A book like ‘The immortals of Meluha’ holds an irresistible charm to the Hindu psyche, with the mere idea of the plot that the author promises to weave for us. Lord Shiva, as a young warrior, fighting for his tribe high in the Himalayas at the banks of the legendary Mansarovar lake, unaware of his destiny as the saviour of men and his ascent to the enviable position of one of the most revered Gods on earth in the centuries to come. Yes, the plot was promising of a modern-day epic on the lines of the Mahabharata, with details and history and fiction intertwined to produce a beautiful mosaic for the imagination of young Indians.
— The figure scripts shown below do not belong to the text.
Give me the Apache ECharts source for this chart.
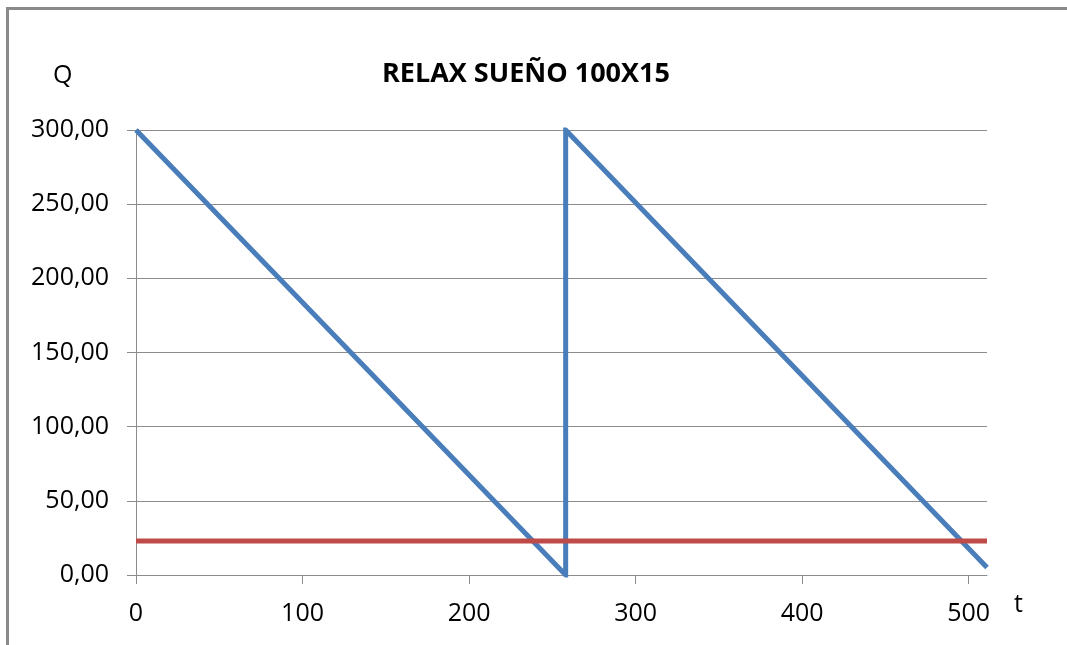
<!DOCTYPE html>
<html>
<head>
<meta charset="utf-8">
<title>RELAX SUEÑO 100X15</title>
<script src="https://cdn.jsdelivr.net/npm/echarts@6/dist/echarts.min.js"></script>
<style>
  html, body { margin: 0; padding: 0; background: #ffffff; }
  #chart { width: 1067px; height: 645px; }
</style>
</head>
<body>
<div id="chart"></div>
<script>
// Inventory level Q over time t (sawtooth) and the reorder level
const inventoryT = [0, 258, 258, 511];
const inventoryQ = [300, 0, 300, 5];
const reorderT = [0, 511];
const reorderQ = [23, 23];
const xTickValues = [0, 100, 200, 300, 400, 500];

const FONT = '"Open Sans", "Noto Sans", sans-serif';
const GRID_COLOR = '#8c8c8c';

const chart = echarts.init(document.getElementById('chart'), null, { renderer: 'canvas' });

const zip = (xs, ys) => xs.map((x, i) => [x, ys[i]]);

chart.setOption({
  animation: false,
  backgroundColor: '#ffffff',
  textStyle: { fontFamily: FONT },
  grid: { left: 136, right: 80, top: 130, bottom: 70, containLabel: false },
  graphic: [
    // chart frame (left and top edges)
    { type: 'line', shape: { x1: 7.5, y1: 8, x2: 7.5, y2: 645 }, style: { stroke: '#8a8a8a', lineWidth: 3 } },
    { type: 'line', shape: { x1: 6, y1: 8.5, x2: 1067, y2: 8.5 }, style: { stroke: '#8a8a8a', lineWidth: 3 } },
    { type: 'text', left: 53, top: 63, style: { text: 'Q', font: '25px ' + FONT, fill: '#000' } },
    { type: 'text', left: 1014, top: 592, style: { text: 't', font: '25px ' + FONT, fill: '#000' } }
  ],
  title: {
    text: 'RELAX SUEÑO 100X15',
    left: 377,
    top: 56,
    textStyle: { fontFamily: FONT, fontWeight: 'bold', fontSize: 27, color: '#000' }
  },
  xAxis: {
    type: 'value',
    min: 0,
    max: 511,
    interval: 100,
    axisLine: { show: true, lineStyle: { color: GRID_COLOR, width: 1 } },
    axisTick: { show: true, length: 9, inside: false, customValues: xTickValues, lineStyle: { color: GRID_COLOR } },
    axisLabel: { customValues: xTickValues, margin: 26, fontSize: 25, color: '#000', fontFamily: FONT },
    splitLine: { show: false }
  },
  yAxis: {
    type: 'value',
    min: 0,
    max: 300,
    interval: 50,
    axisLine: { show: true, lineStyle: { color: GRID_COLOR, width: 1 } },
    axisTick: { show: true, length: 9, inside: false, lineStyle: { color: GRID_COLOR } },
    axisLabel: {
      margin: 27,
      fontSize: 25,
      color: '#000',
      fontFamily: FONT,
      formatter: v => v.toFixed(2).replace('.', ',')
    },
    splitLine: { show: true, lineStyle: { color: GRID_COLOR, width: 1 } }
  },
  series: [
    {
      name: 'Q',
      type: 'line',
      data: zip(inventoryT, inventoryQ),
      showSymbol: false,
      lineStyle: { color: '#4a7ebb', width: 5, cap: 'butt', join: 'miter' },
      z: 3
    },
    {
      name: 'Reorder',
      type: 'line',
      data: zip(reorderT, reorderQ),
      showSymbol: false,
      lineStyle: { color: '#be4b48', width: 5, cap: 'butt' },
      z: 4
    }
  ]
});
</script>
</body>
</html>
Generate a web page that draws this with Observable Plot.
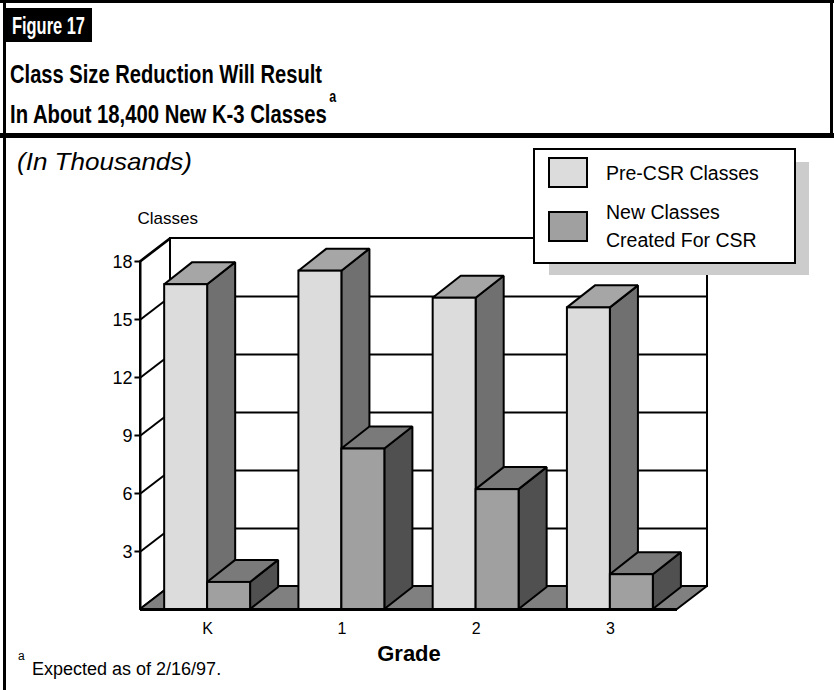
<!DOCTYPE html>
<html><head><meta charset="utf-8">
<script src="https://cdn.jsdelivr.net/npm/d3@7"></script>
<script src="https://cdn.jsdelivr.net/npm/@observablehq/plot@0.6"></script>
<style>
body{margin:0;background:#fff;}
#wrap{position:relative;width:834px;height:690px;overflow:hidden;font-family:"Liberation Sans",Arial,Helvetica,sans-serif;background:#fff;}
#chart{position:absolute;left:0;top:0;}
#deco{position:absolute;left:0;top:0;pointer-events:none;}
</style></head><body>
<div id="wrap">
<div id="chart"></div>
<svg id="deco" width="834" height="690" font-family="Liberation Sans, Arial, Helvetica, sans-serif">
  <rect x="0" y="0" width="834" height="3" fill="#000"/>
  <rect x="3" y="0" width="3" height="690" fill="#000"/>
  <rect x="830" y="0" width="3" height="137" fill="#000"/>
  <rect x="0" y="133" width="834" height="5" fill="#000"/>
  <rect x="3" y="8" width="89" height="34" fill="#000"/>
  <text x="12" y="34" fill="#fff" font-size="23" font-weight="bold" textLength="73" lengthAdjust="spacingAndGlyphs">Figure 17</text>
  <text transform="translate(10,83) scale(0.775,1)" font-size="26" font-weight="bold">Class Size Reduction Will Result</text>
  <text transform="translate(10,123) scale(0.78,1)" font-size="26" font-weight="bold">In About 18,400 New K-3 Classes<tspan dx="3" dy="-21" font-size="16">a</tspan></text>
  <text x="17" y="170" font-size="24" font-style="italic" textLength="175" lengthAdjust="spacingAndGlyphs">(In Thousands)</text>
  <rect x="549" y="162" width="260" height="113" fill="#cccccc"/>
  <rect x="534" y="149" width="261" height="114" fill="#fff" stroke="#000" stroke-width="2"/>
  <g id="legend"></g>
  <text x="18" y="675" font-size="18"><tspan dy="-15" font-size="12">a</tspan><tspan x="32" y="675">Expected as of 2/16/97.</tspan></text>
</svg>
</div>
<script>
// ---- data ----
const grades = ["K", "1", "2", "3"];
const preCSR = [16.8, 17.5, 16.1, 15.6];     // thousands of classes
const newCSR = [1.4, 8.3, 6.2, 1.8];        // thousands of classes
const yTicks = [3, 6, 9, 12, 15, 18];
const seriesNames = ["Pre-CSR Classes", "New Classes\nCreated For CSR"];

// ---- styling constants ----
const preColors = {front: "#dcdcdc", top: "#a6a6a6", side: "#707070"};
const newColors = {front: "#a0a0a0", top: "#7a7a7a", side: "#505050"};
const W = 0.32;                  // bar width (x units)
const BDX = 0.209, BDY = 1.14;   // bar depth offset
const WDX = 0.2235, WDY = 1.19;  // wall depth offset
const TICK = 0.045;              // tick length (x units)
const X0 = -0.5, X1 = 3.5, YMAX = 18;

// ---- derived tables ----
function faces(values, off) {
  const front = values.map((v, i) => ({k: i, x1: i + off, x2: i + off + W, y1: 0, y2: v}));
  const side = values.flatMap((v, i) => [
    {k: i, x: i + off + W, y1: 0, y2: v},
    {k: i, x: i + off + W + BDX, y1: BDY, y2: v + BDY}
  ]);
  const top = values.flatMap((v, i) => [
    {k: i, y: v, x1: i + off, x2: i + off + W},
    {k: i, y: v + BDY, x1: i + off + BDX, x2: i + off + W + BDX}
  ]);
  return {front, side, top};
}
const pre = faces(preCSR, -W);
const nw = faces(newCSR, 0);

function barMarks(f, c) {
  const s = {stroke: "black", strokeWidth: 2, strokeLinejoin: "miter"};
  return [
    Plot.areaY(f.side, {x: "x", y1: "y1", y2: "y2", z: "k", fill: c.side, ...s}),
    Plot.areaX(f.top, {y: "y", x1: "x1", x2: "x2", z: "k", fill: c.top, ...s}),
    Plot.rect(f.front, {x1: "x1", x2: "x2", y1: "y1", y2: "y2", fill: c.front, ...s})
  ];
}

const backGrid = yTicks.filter(t => t < YMAX);
const chart = Plot.plot({
  width: 834, height: 690,
  marginLeft: 140, marginRight: 157, marginTop: 261, marginBottom: 81,
  x: {type: "linear", domain: [X0, X1], axis: null},
  y: {type: "linear", domain: [0, YMAX], axis: null},
  style: {fontFamily: "Liberation Sans, Arial, Helvetica, sans-serif", color: "black", background: "transparent", overflow: "visible"},
  marks: [
    // back wall
    Plot.rect([0], {x1: X0 + WDX, x2: X1 + WDX, y1: WDY, y2: YMAX + WDY, fill: "white", stroke: "black", strokeWidth: 2}),
    Plot.ruleY(backGrid, {y: d => d + WDY, x1: X0 + WDX, x2: X1 + WDX, stroke: "black", strokeWidth: 2}),
    // left wall
    Plot.areaY([{x: X0, y1: 0, y2: YMAX}, {x: X0 + WDX, y1: WDY, y2: YMAX + WDY}], {x: "x", y1: "y1", y2: "y2", fill: "white", stroke: "black", strokeWidth: 2}),
    Plot.link(yTicks, {x1: X0, y1: d => d, x2: X0 + WDX, y2: d => d + WDY, stroke: "black", strokeWidth: 2}),
    // floor
    Plot.areaX([{y: 0, x1: X0, x2: X1}, {y: WDY, x1: X0 + WDX, x2: X1 + WDX}], {y: "y", x1: "x1", x2: "x2", fill: "#808080", stroke: "black", strokeWidth: 2}),
    // bars
    ...barMarks(pre, preColors),
    ...barMarks(nw, newColors),
    Plot.ruleY([0], {x1: X0, x2: X1, stroke: "black", strokeWidth: 3}),
    Plot.ruleX([X0], {y1: 0, y2: YMAX, stroke: "black", strokeWidth: 2}),
    // y axis ticks and labels
    Plot.link(yTicks, {x1: X0 - TICK, x2: X0, y1: d => d, y2: d => d, stroke: "black", strokeWidth: 2}),
    Plot.text(yTicks, {x: X0 - TICK, y: d => d, dx: -2, dy: 1, textAnchor: "end", lineAnchor: "middle", fontSize: 18}),
    // x labels
    Plot.text(grades, {x: (d, i) => i, y: 0, dy: 19, lineAnchor: "middle", fontSize: 16}),
    Plot.text(["Grade"], {frameAnchor: "bottom", dy: 44, lineAnchor: "middle", fontWeight: "bold", fontSize: 22}),
    Plot.text(["Classes"], {frameAnchor: "top-left", dx: -3, dy: -43, lineAnchor: "middle", textAnchor: "start", fontSize: 17})
  ]
});
document.getElementById("chart").appendChild(chart);

// legend
const lg = d3.select("#legend");
const swatches = [
  {y: 158, fill: preColors.front, lines: [seriesNames[0]], ty: 180},
  {y: 212, fill: newColors.front, lines: seriesNames[1].split("\n"), ty: 219}
];
swatches.forEach(s => {
  lg.append("rect").attr("x", 549).attr("y", s.y).attr("width", 38).attr("height", 29)
    .attr("fill", s.fill).attr("stroke", "#000").attr("stroke-width", 2);
  s.lines.forEach((t, j) => {
    lg.append("text").attr("x", 606).attr("y", s.ty + j * 28).attr("font-size", 19.5).text(t);
  });
});
</script>
</body></html>
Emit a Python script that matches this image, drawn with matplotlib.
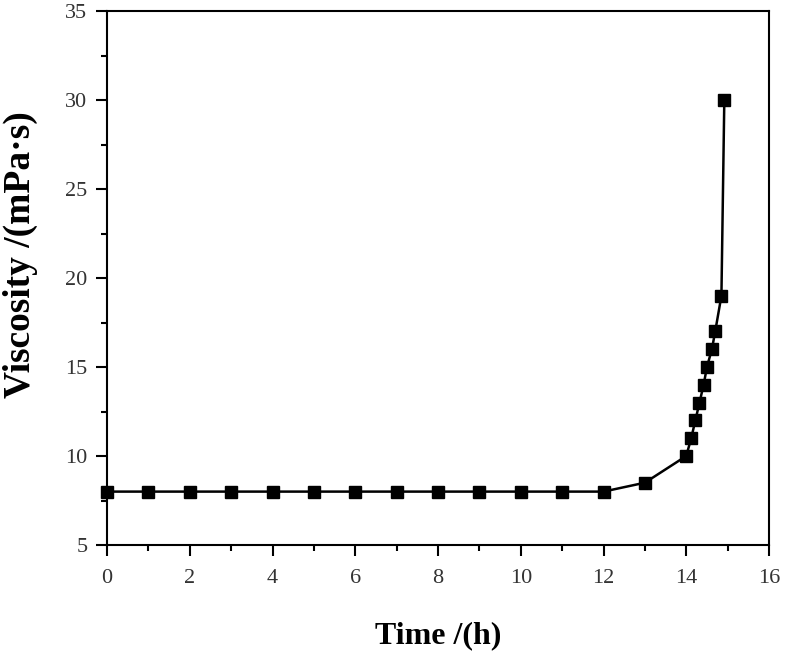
import matplotlib
matplotlib.use("Agg")
import matplotlib.pyplot as plt
from matplotlib.ticker import MultipleLocator

time_h = [0, 1, 2, 3, 4, 5, 6, 7, 8, 9, 10, 11, 12, 13, 14,
          14.12, 14.22, 14.32, 14.42, 14.5, 14.62, 14.7, 14.85, 14.92]
viscosity = [8, 8, 8, 8, 8, 8, 8, 8, 8, 8, 8, 8, 8, 8.5, 10,
             11, 12, 13, 14, 15, 16, 17, 19, 30]
x_ticks = [0, 2, 4, 6, 8, 10, 12, 14, 16]
y_ticks = [5, 10, 15, 20, 25, 30, 35]

fig = plt.figure(figsize=(7.86, 6.58), dpi=100)
ax = fig.add_axes([107/786, 1 - 545/658, (769 - 107)/786, (545 - 11)/658])

ax.plot(time_h, viscosity, color='black', lw=1.8, marker='s', ms=8,
        markerfacecolor='black', markeredgecolor='black', clip_on=False, zorder=3)

ax.set_xlim(0, 16)
ax.set_ylim(5, 35)
ax.set_xticks(x_ticks)
ax.set_yticks(y_ticks)
ax.xaxis.set_minor_locator(MultipleLocator(1))
ax.yaxis.set_minor_locator(MultipleLocator(2.5))
ax.tick_params(axis='x', which='major', pad=9)
ax.tick_params(axis='y', which='major', pad=6)
ax.tick_params(which='major', direction='out', length=8, width=1.5,
               labelsize=16, labelcolor='#333333')
ax.tick_params(which='minor', direction='out', length=4, width=1.5)
ax.tick_params(top=False, right=False, which='both')
for lbl in ax.get_xticklabels() + ax.get_yticklabels():
    lbl.set_fontfamily('Liberation Serif')
for s in ax.spines.values():
    s.set_linewidth(1.5)

fig.text(438/786, 1 - 636/658, 'Time /(h)', ha='center', va='center',
         fontsize=23, fontweight='bold', family='Liberation Serif')
fig.text(20/786, 1 - 255/658, 'Viscosity /(mPa·s)', ha='center', va='center',
         rotation=90, fontsize=27, fontweight='bold', family='Liberation Serif')

fig.savefig('out.png', dpi=100)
Unfortunately, the book fell flat from its high pedestal for me. Or at least the one I had put it on, since most critics find the book extraordinary. I understand that an author’s imagination calls for poetic license but in this case it feels as if the author is trying too hard. I had expected a well researched book, with mythological stories that we heard as children corroborated by scientific, modern-day studies or thesis as done by archaeologists and historians over the last few decades. The author’s description of the symbol ‘Om’ to the young Neelkanth is just absolutely misguided and misconstrued. In a world where books like the ‘Da Vinci code’ present readers with actual facts intermingled with fiction, readers have come to expect the same amount of reasearch and factuality in most fiction-based novels also. A symbol that epitomizes the Hindu religion and a centuries old way of thinking to be reduced into something so trivial is almost blasphemous. There are ‘n’ number of explanations to that one symbol and he could easily have incorporated any one of them even if he wanted to keep it simple. It would be tragic if a young child or a foreigner reading this book spends the rest of his life thinking that the symbol Om was created as a pacifier to the Suryavanshi and Chandravanshi dynasties.
The characters are never fully explored, so that it is impossible to get to know them intimately. I was prepared to like Nandi when I read the introduction to his character, however, that is all it remained. Sati, is discussed in some detail but does not really answer to the imagination. Lord Shiva of course is mentioned on each and every page but he does not seem to hold me spellbound, especially with his use of words like ‘dammint’, ‘for god’s sake’ and other such very Americanized slang.
I would have liked maps to give a tentative idea to the reader as to the locations of the kingdoms and the trade routes followed by the people of the time. The river Beas does not have crocodiles. I highly doubt that ‘idli’ was a staple food in the north and north-west. Also, CPR and the need for Oxygen as common knowledge seems a bit over the top. I know these are tiny things but it just irked me a lot after the ‘Om’ fiasco.
Since, this book is a trilogy I hope and pray the author takes the second part more seriously from a historical point of view because the premise is an extremely ingenious one and must be given the respect and hard work it demands.